Pero aquella mañana, mi padre y mi tío fueron a la huerta muy temprano para atar las ramas del cerezo grande, y el que cayó en la trampa que teníamos preparada para mis primas fue mi padre: y aunque no se hizo ningún daño, aquello le sentó a cuernos quemados. A mi padre y a mi tío no les hizo falta detectives privados ni nada por el estilo, para averiguar quienes eran los autores de la fechoría. Y una vez averiguado los culpables de una causa es fácil poner el castigo.

Esta vez no hubo tirones de orejas, ni un pescozón.

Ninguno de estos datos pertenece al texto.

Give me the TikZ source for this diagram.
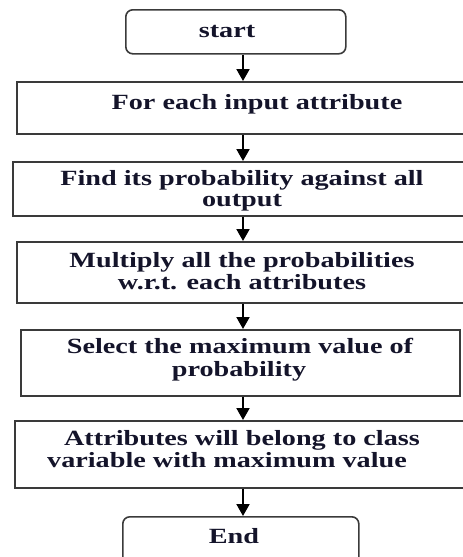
\documentclass[tikz,border=0pt]{standalone}
\usepackage{fontspec}
\newfontfamily\flowfont[FakeStretch=1.30]{Liberation Serif}
\usetikzlibrary{arrows.meta}
\definecolor{boxline}{HTML}{3A3A3A}
\definecolor{txt}{HTML}{14142A}
\tikzset{
  procbox/.style={draw=boxline, line width=1.6pt, rectangle, inner sep=0pt, anchor=north west},
  termbox/.style={draw=boxline, line width=1.6pt, rectangle, rounded corners=7pt, inner sep=0pt, anchor=north west},
  lbl/.style={anchor=base, inner sep=0pt, text=txt, font=\flowfont\bfseries\fontsize{21.7}{22}\selectfont},
  flowarrow/.style={draw=black, line width=2pt, -{Triangle[length=12pt,width=13pt]}}
}
\begin{document}
\begin{tikzpicture}[x=1pt,y=-1pt]
\useasboundingbox (0,0) rectangle (463,557);
\clip (0,0) rectangle (463,557);
\coordinate (ax) at (243,0);
% boxes
\node[termbox, minimum width=220pt, minimum height=44pt] (start) at (125,9) {};
\node[procbox, minimum width=454pt, minimum height=52pt] (b1) at (16,81) {};
\node[procbox, minimum width=458pt, minimum height=54pt] (b2) at (12,161) {};
\node[procbox, minimum width=454pt, minimum height=61pt] (b3) at (16,241) {};
\node[procbox, minimum width=439pt, minimum height=66pt] (b4) at (20,329) {};
\node[procbox, minimum width=456pt, minimum height=67pt] (b5) at (14,420) {};
\node[termbox, minimum width=236pt, minimum height=60pt] (end) at (122,516) {};
% texts
\node[lbl] (tstart) at (227,37) {start};
\node[lbl] (t1) at (257,109) {For each input attribute};
\node[lbl] (t2a) at (242,185) {Find its probability against all};
\node[lbl] (t2b) at (242,206) {output};
\node[lbl] (t3a) at (242,267) {Multiply all the probabilities};
\node[lbl] (t3b) at (242,289) {w.r.t. each attributes};
\node[lbl] (t4a) at (240,353) {Select the maximum value of};
\node[lbl] (t4b) at (239,376) {probability};
\node[lbl] (t5a) at (242,445) {Attributes will belong to class};
\node[lbl] (t5b) at (227,467) {variable with maximum value};
\node[lbl] (tend) at (234,543) {End};
% arrows
\draw[flowarrow] (start.south -| ax) -- (b1.north -| ax);
\draw[flowarrow] (b1.south -| ax) -- (b2.north -| ax);
\draw[flowarrow] (b2.south -| ax) -- (b3.north -| ax);
\draw[flowarrow] (b3.south -| ax) -- (b4.north -| ax);
\draw[flowarrow] (b4.south -| ax) -- (b5.north -| ax);
\draw[flowarrow] (b5.south -| ax) -- (end.north -| ax);
\end{tikzpicture}
\end{document}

Tampoco nos dejaron sin postre -hubiera sido demasiado cruel teniendo tantas cerezas a nuestro alcance- el castigo consistió en hacer una trampa para cada nieto.

Como éramos once, tuvimos que abrir diez trampas más, que junto a la que habíamos hecho la tarde anterior, sumaban las once que exigía el jurado -que en este caso eran mi padre y mi tío-. Era a primeros de junio y el sol calentaba de lo lindo, y mientras nuestros abuelos y nuestros padres se dedicaban a la recogida de las cerezas, nosotros cavábamos y cavábamos, y sudábamos y sudábamos.

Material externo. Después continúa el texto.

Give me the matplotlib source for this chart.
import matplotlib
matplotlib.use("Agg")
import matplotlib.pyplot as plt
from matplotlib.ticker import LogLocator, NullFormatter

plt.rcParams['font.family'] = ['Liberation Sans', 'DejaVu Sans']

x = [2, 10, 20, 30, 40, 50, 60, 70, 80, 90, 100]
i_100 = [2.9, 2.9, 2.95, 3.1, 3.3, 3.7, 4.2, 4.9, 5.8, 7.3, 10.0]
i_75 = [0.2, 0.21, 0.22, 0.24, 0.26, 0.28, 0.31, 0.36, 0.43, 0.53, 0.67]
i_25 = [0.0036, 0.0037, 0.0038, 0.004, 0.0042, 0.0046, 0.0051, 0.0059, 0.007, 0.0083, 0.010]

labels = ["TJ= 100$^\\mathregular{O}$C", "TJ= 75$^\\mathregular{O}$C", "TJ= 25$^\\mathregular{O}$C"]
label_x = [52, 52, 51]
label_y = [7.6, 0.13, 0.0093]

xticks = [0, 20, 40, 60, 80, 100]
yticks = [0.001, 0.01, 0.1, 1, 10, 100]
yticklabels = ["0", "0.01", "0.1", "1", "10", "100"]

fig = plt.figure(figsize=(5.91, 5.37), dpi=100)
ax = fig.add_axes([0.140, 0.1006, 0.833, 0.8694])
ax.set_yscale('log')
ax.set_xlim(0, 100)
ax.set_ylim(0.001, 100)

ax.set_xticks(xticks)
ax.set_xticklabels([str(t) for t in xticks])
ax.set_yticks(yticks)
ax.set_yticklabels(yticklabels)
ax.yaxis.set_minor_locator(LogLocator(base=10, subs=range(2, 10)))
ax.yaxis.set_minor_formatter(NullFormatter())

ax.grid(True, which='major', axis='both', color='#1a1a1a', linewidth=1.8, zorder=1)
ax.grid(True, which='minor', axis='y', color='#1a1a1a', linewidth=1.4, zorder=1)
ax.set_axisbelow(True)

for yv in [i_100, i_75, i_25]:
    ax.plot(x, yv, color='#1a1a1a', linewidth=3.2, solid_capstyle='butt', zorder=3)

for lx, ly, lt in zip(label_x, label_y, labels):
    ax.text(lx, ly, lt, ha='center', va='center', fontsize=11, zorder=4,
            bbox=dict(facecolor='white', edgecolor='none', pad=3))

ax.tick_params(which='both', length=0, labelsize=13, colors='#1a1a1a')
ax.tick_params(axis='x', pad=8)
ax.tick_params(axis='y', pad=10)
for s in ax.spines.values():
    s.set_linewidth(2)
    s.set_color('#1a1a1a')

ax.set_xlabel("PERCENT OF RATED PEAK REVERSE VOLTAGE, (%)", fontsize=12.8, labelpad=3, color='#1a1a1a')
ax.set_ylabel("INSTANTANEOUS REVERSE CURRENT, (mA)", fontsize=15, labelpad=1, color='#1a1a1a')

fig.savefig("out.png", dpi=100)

Nuestras primas, sentadas sobre unas mantas que habían extendido a la sombra de una higuera muy frondosa, jugaban con la chiquillería y se reían de nosotros a carcajada limpia, esta vez les había tocado reír a ellas: Ya nos desquitaríamos.

Al mediodía ya teníamos todas las trampas abiertas, y entonces nos llamaron para comer, y durante la comida ninguno de los tres hablamos ni una sola palabra. Nuestras primas nos miraban a hurtadillas y se reían por lo bajini con mucha sorna. Una vez terminada la comida tuvimos que desandar lo andado, es decir, tuvimos que volver a tapar las once zanjas que habíamos abierto.

Después bajamos a lavarnos en la garganta y cuando subimos de lavarnos ya habían cargado las caballerías, montaron a la chiquillería en medio de las canastas y emprendimos el camino de regreso al pueblo. Nosotros tres seguíamos enfurruñados y no hablamos ni una palabra en todo el trayecto. El abuelo, el pobre hombre, intentaba animarnos, y nos dijo que aunque el castigo había sido duro había sido el correcto, y que nos serviría de mucho provecho a los tres. Nosotros en cambio lo consideramos excesivo. Y ustedes ¿Qué opinan de aquel castigo?